:: AIM ::
Write out the entries below once more, exactly.

[Code that draws figures]
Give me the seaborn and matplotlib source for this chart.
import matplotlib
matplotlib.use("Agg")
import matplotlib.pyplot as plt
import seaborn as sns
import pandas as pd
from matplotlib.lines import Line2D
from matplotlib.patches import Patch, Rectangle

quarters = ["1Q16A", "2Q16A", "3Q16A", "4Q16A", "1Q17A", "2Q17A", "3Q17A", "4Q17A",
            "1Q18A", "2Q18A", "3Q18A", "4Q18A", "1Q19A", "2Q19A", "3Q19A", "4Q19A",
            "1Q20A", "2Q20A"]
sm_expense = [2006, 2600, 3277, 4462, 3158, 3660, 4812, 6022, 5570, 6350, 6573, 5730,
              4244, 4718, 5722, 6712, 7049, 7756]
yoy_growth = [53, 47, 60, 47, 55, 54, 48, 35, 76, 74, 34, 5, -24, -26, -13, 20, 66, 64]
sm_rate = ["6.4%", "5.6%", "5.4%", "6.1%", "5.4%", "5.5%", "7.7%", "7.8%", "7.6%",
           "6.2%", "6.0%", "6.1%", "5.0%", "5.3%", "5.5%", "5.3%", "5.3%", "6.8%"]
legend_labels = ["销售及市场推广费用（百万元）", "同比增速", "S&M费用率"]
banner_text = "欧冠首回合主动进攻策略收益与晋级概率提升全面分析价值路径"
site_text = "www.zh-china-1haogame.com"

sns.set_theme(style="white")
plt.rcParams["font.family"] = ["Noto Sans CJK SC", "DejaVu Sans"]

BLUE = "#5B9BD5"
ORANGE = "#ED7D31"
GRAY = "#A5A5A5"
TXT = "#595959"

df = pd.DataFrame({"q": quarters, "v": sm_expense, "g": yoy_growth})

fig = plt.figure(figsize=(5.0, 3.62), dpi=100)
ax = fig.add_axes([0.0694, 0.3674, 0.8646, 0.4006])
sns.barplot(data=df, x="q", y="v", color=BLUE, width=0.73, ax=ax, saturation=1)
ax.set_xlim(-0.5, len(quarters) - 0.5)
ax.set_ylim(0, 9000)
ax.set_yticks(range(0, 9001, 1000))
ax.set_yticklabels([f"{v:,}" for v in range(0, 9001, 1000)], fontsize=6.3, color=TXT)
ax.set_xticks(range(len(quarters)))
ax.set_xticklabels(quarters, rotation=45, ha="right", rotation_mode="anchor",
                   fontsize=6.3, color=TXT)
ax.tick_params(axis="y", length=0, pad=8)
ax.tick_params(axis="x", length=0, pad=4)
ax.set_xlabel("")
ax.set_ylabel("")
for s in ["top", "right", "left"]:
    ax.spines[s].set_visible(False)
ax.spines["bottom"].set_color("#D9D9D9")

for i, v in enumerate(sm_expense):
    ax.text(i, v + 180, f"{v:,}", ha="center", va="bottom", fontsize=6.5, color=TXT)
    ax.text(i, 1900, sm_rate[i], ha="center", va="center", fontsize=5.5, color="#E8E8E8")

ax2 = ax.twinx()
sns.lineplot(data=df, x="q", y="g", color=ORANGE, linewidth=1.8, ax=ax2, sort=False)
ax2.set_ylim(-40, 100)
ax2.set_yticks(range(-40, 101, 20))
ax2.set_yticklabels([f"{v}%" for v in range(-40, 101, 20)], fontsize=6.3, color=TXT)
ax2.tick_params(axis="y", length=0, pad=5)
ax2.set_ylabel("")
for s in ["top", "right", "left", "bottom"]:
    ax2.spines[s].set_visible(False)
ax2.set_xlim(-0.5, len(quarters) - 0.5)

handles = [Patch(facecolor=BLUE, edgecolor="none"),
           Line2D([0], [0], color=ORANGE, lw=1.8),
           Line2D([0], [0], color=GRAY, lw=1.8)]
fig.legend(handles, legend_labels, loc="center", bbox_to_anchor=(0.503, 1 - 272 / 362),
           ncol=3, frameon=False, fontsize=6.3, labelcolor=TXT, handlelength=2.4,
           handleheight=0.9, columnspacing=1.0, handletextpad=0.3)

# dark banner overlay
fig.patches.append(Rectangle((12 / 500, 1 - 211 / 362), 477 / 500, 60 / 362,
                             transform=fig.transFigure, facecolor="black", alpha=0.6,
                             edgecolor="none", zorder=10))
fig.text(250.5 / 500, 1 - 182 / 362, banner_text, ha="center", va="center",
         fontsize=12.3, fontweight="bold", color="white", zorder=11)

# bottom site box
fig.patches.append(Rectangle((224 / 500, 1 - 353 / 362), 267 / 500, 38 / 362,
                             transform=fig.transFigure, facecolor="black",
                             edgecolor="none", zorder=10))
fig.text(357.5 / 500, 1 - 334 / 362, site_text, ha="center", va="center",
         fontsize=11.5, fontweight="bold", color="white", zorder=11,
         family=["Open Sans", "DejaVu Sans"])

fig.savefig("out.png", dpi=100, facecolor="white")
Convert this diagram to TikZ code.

:: OUTPUT ::
Give me the seaborn and matplotlib source for this chart.
import matplotlib
matplotlib.use("Agg")
import matplotlib.pyplot as plt
import seaborn as sns
import pandas as pd
from matplotlib.lines import Line2D
from matplotlib.patches import Patch, Rectangle

quarters = ["1Q16A", "2Q16A", "3Q16A", "4Q16A", "1Q17A", "2Q17A", "3Q17A", "4Q17A",
            "1Q18A", "2Q18A", "3Q18A", "4Q18A", "1Q19A", "2Q19A", "3Q19A", "4Q19A",
            "1Q20A", "2Q20A"]
sm_expense = [2006, 2600, 3277, 4462, 3158, 3660, 4812, 6022, 5570, 6350, 6573, 5730,
              4244, 4718, 5722, 6712, 7049, 7756]
yoy_growth = [53, 47, 60, 47, 55, 54, 48, 35, 76, 74, 34, 5, -24, -26, -13, 20, 66, 64]
sm_rate = ["6.4%", "5.6%", "5.4%", "6.1%", "5.4%", "5.5%", "7.7%", "7.8%", "7.6%",
           "6.2%", "6.0%", "6.1%", "5.0%", "5.3%", "5.5%", "5.3%", "5.3%", "6.8%"]
legend_labels = ["销售及市场推广费用（百万元）", "同比增速", "S&M费用率"]
banner_text = "欧冠首回合主动进攻策略收益与晋级概率提升全面分析价值路径"
site_text = "www.zh-china-1haogame.com"

sns.set_theme(style="white")
plt.rcParams["font.family"] = ["Noto Sans CJK SC", "DejaVu Sans"]

BLUE = "#5B9BD5"
ORANGE = "#ED7D31"
GRAY = "#A5A5A5"
TXT = "#595959"

df = pd.DataFrame({"q": quarters, "v": sm_expense, "g": yoy_growth})

fig = plt.figure(figsize=(5.0, 3.62), dpi=100)
ax = fig.add_axes([0.0694, 0.3674, 0.8646, 0.4006])
sns.barplot(data=df, x="q", y="v", color=BLUE, width=0.73, ax=ax, saturation=1)
ax.set_xlim(-0.5, len(quarters) - 0.5)
ax.set_ylim(0, 9000)
ax.set_yticks(range(0, 9001, 1000))
ax.set_yticklabels([f"{v:,}" for v in range(0, 9001, 1000)], fontsize=6.3, color=TXT)
ax.set_xticks(range(len(quarters)))
ax.set_xticklabels(quarters, rotation=45, ha="right", rotation_mode="anchor",
                   fontsize=6.3, color=TXT)
ax.tick_params(axis="y", length=0, pad=8)
ax.tick_params(axis="x", length=0, pad=4)
ax.set_xlabel("")
ax.set_ylabel("")
for s in ["top", "right", "left"]:
    ax.spines[s].set_visible(False)
ax.spines["bottom"].set_color("#D9D9D9")

for i, v in enumerate(sm_expense):
    ax.text(i, v + 180, f"{v:,}", ha="center", va="bottom", fontsize=6.5, color=TXT)
    ax.text(i, 1900, sm_rate[i], ha="center", va="center", fontsize=5.5, color="#E8E8E8")

ax2 = ax.twinx()
sns.lineplot(data=df, x="q", y="g", color=ORANGE, linewidth=1.8, ax=ax2, sort=False)
ax2.set_ylim(-40, 100)
ax2.set_yticks(range(-40, 101, 20))
ax2.set_yticklabels([f"{v}%" for v in range(-40, 101, 20)], fontsize=6.3, color=TXT)
ax2.tick_params(axis="y", length=0, pad=5)
ax2.set_ylabel("")
for s in ["top", "right", "left", "bottom"]:
    ax2.spines[s].set_visible(False)
ax2.set_xlim(-0.5, len(quarters) - 0.5)

handles = [Patch(facecolor=BLUE, edgecolor="none"),
           Line2D([0], [0], color=ORANGE, lw=1.8),
           Line2D([0], [0], color=GRAY, lw=1.8)]
fig.legend(handles, legend_labels, loc="center", bbox_to_anchor=(0.503, 1 - 272 / 362),
           ncol=3, frameon=False, fontsize=6.3, labelcolor=TXT, handlelength=2.4,
           handleheight=0.9, columnspacing=1.0, handletextpad=0.3)

# dark banner overlay
fig.patches.append(Rectangle((12 / 500, 1 - 211 / 362), 477 / 500, 60 / 362,
                             transform=fig.transFigure, facecolor="black", alpha=0.6,
                             edgecolor="none", zorder=10))
fig.text(250.5 / 500, 1 - 182 / 362, banner_text, ha="center", va="center",
         fontsize=12.3, fontweight="bold", color="white", zorder=11)

# bottom site box
fig.patches.append(Rectangle((224 / 500, 1 - 353 / 362), 267 / 500, 38 / 362,
                             transform=fig.transFigure, facecolor="black",
                             edgecolor="none", zorder=10))
fig.text(357.5 / 500, 1 - 334 / 362, site_text, ha="center", va="center",
         fontsize=11.5, fontweight="bold", color="white", zorder=11,
         family=["Open Sans", "DejaVu Sans"])

fig.savefig("out.png", dpi=100, facecolor="white")
Convert this diagram to TikZ code.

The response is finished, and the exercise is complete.